TASK REQUIREMENTS
Pictures stay out. Extract the lines below from the first one through the line with "minimum width=144pt, minimum", both included.
──────── SOURCE EXCERPT
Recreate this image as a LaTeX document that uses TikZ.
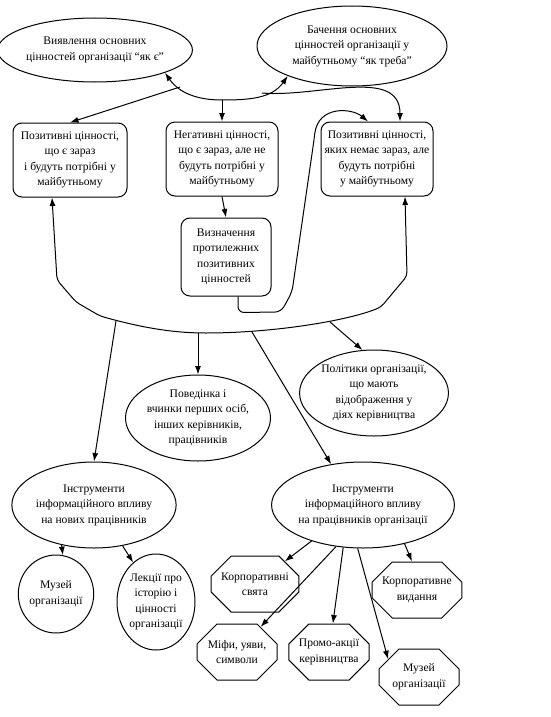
\documentclass[tikz,border=0pt]{standalone}
\usepackage{fontspec}
\setmainfont{Liberation Serif}
\usetikzlibrary{arrows.meta,shapes.geometric,shapes.misc}

\begin{document}
\begin{tikzpicture}[
  x=1pt, y=-1pt, >={Latex[length=8.5pt,width=6pt]}, line width=1pt,
  T/.style={align=center, font=\fontsize{11.6}{15.5}\selectfont, inner sep=0pt},
  oval/.style={T, draw, ellipse},
  rbox/.style={T, draw, rounded corners=9pt, minimum width=112pt, minimum height=74pt},
  octa/.style={T, draw, chamfered rectangle, chamfered rectangle xsep=10pt,
               chamfered rectangle ysep=10pt, minimum width=80pt, minimum height=56pt}]
\useasboundingbox (0,0) rectangle (551,717);

% top: as is / as needed
\node[oval, minimum width=160pt, minimum height=64pt] (asis) at (95,50) {Виявлення основних\\цінностей організації “як є”};
\node[oval, minimum width=190pt, minimum height=80pt] (tobe) at (352,46) {Бачення основних\\цінностей організації у\\майбутньому “як треба”};

% the three value groups
\node[rbox, minimum width=114pt] (keep) at (70,160) {Позитивні цінності,\\що є зараз\\і будуть потрібні у\\майбутньому};
\node[rbox] (neg) at (222,159) {Негативні цінності,\\що є зараз, але не\\будуть потрібні у\\майбутньому};
\node[rbox] (lack) at (377,159) {Позитивні цінності,\\яких немає зараз, але\\будуть потрібні\\у майбутньому};
\node[rbox, minimum width=90pt, minimum height=78pt] (opp) at (226,257) {Визначення\\протилежних\\позитивних\\цінностей};

% what carries the values
\node[oval, minimum width=145pt, minimum height=86pt] (conduct) at (198,418) {Поведінка і\\вчинки перших осіб,\\інших керівників,\\працівників};
\node[oval, minimum width=145pt, minimum height=86pt] (policy) at (374,393) {Політики організації,\\що мають\\відображення у\\діях керівництва};
\node[oval, minimum width=148pt, minimum height=86pt] (newcomers) at (94,505) {Інструменти\\інформаційного впливу\\на нових працівників};
\node[oval, minimum width=144pt, minimum height=86pt] (staff) at (363,505) {Інструменти\\інформаційного впливу\\на працівників організації};

\node[oval, minimum width=68pt, minimum height=78pt] (museumA) at (56,594) {Музей\\організації};
\node[oval, minimum width=78pt, minimum height=96pt] (lectures) at (156,602) {Лекції про\\історію і\\цінності\\організації};

\node[octa] (holidays) at (255,584) {Корпоративні\\свята};
\node[octa] (press) at (417,590) {Корпоративне\\видання};
\node[octa] (myths) at (237,652) {Міфи, уяви,\\символи};
\node[octa] (promo) at (329,652) {Промо-акції\\керівництва};
\node[octa] (museumB) at (419,677) {Музей\\організації};

% connectors
\coordinate (hub) at (222,100);
\coordinate (hubL) at (180,87);
\coordinate (hubR) at (262,93);
\draw[<->] (asis.-18) to[out=-55,in=180] (hub) to[out=0,in=-125] (tobe.-155);
\draw[->] (hub) -- (neg.north);
\draw[->] (hubL) -- (keep.north);
\draw[->] (hubR) to[out=-5,in=90] ([xshift=23pt]lack.north);
\draw[->] (neg.south) -- (opp.north);
\draw[->, rounded corners=6pt] ([xshift=12pt]opp.south) -- ++(0,16) -- (281,312) -- (292,292)
  -- (314,140) .. controls (318,105) and (352,108) .. ([xshift=-9pt]lack.north);
\draw[<->, rounded corners=4pt] ([xshift=-18pt]keep.south) -- (57,280) -- (76,302) -- (100,316)
  .. controls (150,330) and (180,333) .. (210,333) .. controls (280,332) and (350,320) .. (381,307)
  -- (407,276) -- ([xshift=28pt]lack.south);

\coordinate (bL) at (116,321);
\coordinate (bM) at (198,333);
\coordinate (bR) at (252,332);
\coordinate (bRR) at (330,322);
\draw[->] (bL) -- (newcomers.north);
\draw[->] (bM) -- (conduct.north);
\draw[->] (bR) -- (staff.128);
\draw[->] (bRR) -- (policy.105);

\draw[->] (newcomers.-129) -- (museumA.80);
\draw[->] (newcomers.-55) -- (lectures.120);
\draw[->] (staff.-145) -- (holidays);
\draw[->] (staff.-123) -- (myths);
\draw[->] (staff.-115) -- (promo);
\draw[->] (staff.-97) -- (museumB.150);
\draw[->] (staff.-43) -- (press.100);
\end{tikzpicture}
\end{document}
────────────────
COMPLETED EXERCISE
Recreate this image as a LaTeX document that uses TikZ.
\documentclass[tikz,border=0pt]{standalone}
\usepackage{fontspec}
\setmainfont{Liberation Serif}
\usetikzlibrary{arrows.meta,shapes.geometric,shapes.misc}

\begin{document}
\begin{tikzpicture}[
  x=1pt, y=-1pt, >={Latex[length=8.5pt,width=6pt]}, line width=1pt,
  T/.style={align=center, font=\fontsize{11.6}{15.5}\selectfont, inner sep=0pt},
  oval/.style={T, draw, ellipse},
  rbox/.style={T, draw, rounded corners=9pt, minimum width=112pt, minimum height=74pt},
  octa/.style={T, draw, chamfered rectangle, chamfered rectangle xsep=10pt,
               chamfered rectangle ysep=10pt, minimum width=80pt, minimum height=56pt}]
\useasboundingbox (0,0) rectangle (551,717);

% top: as is / as needed
\node[oval, minimum width=160pt, minimum height=64pt] (asis) at (95,50) {Виявлення основних\\цінностей організації “як є”};
\node[oval, minimum width=190pt, minimum height=80pt] (tobe) at (352,46) {Бачення основних\\цінностей організації у\\майбутньому “як треба”};

% the three value groups
\node[rbox, minimum width=114pt] (keep) at (70,160) {Позитивні цінності,\\що є зараз\\і будуть потрібні у\\майбутньому};
\node[rbox] (neg) at (222,159) {Негативні цінності,\\що є зараз, але не\\будуть потрібні у\\майбутньому};
\node[rbox] (lack) at (377,159) {Позитивні цінності,\\яких немає зараз, але\\будуть потрібні\\у майбутньому};
\node[rbox, minimum width=90pt, minimum height=78pt] (opp) at (226,257) {Визначення\\протилежних\\позитивних\\цінностей};

% what carries the values
\node[oval, minimum width=145pt, minimum height=86pt] (conduct) at (198,418) {Поведінка і\\вчинки перших осіб,\\інших керівників,\\працівників};
\node[oval, minimum width=145pt, minimum height=86pt] (policy) at (374,393) {Політики організації,\\що мають\\відображення у\\діях керівництва};
\node[oval, minimum width=148pt, minimum height=86pt] (newcomers) at (94,505) {Інструменти\\інформаційного впливу\\на нових працівників};
\node[oval, minimum width=144pt, minimum height=86pt] (staff) at (363,505) {Інструменти\\інформаційного впливу\\на працівників організації};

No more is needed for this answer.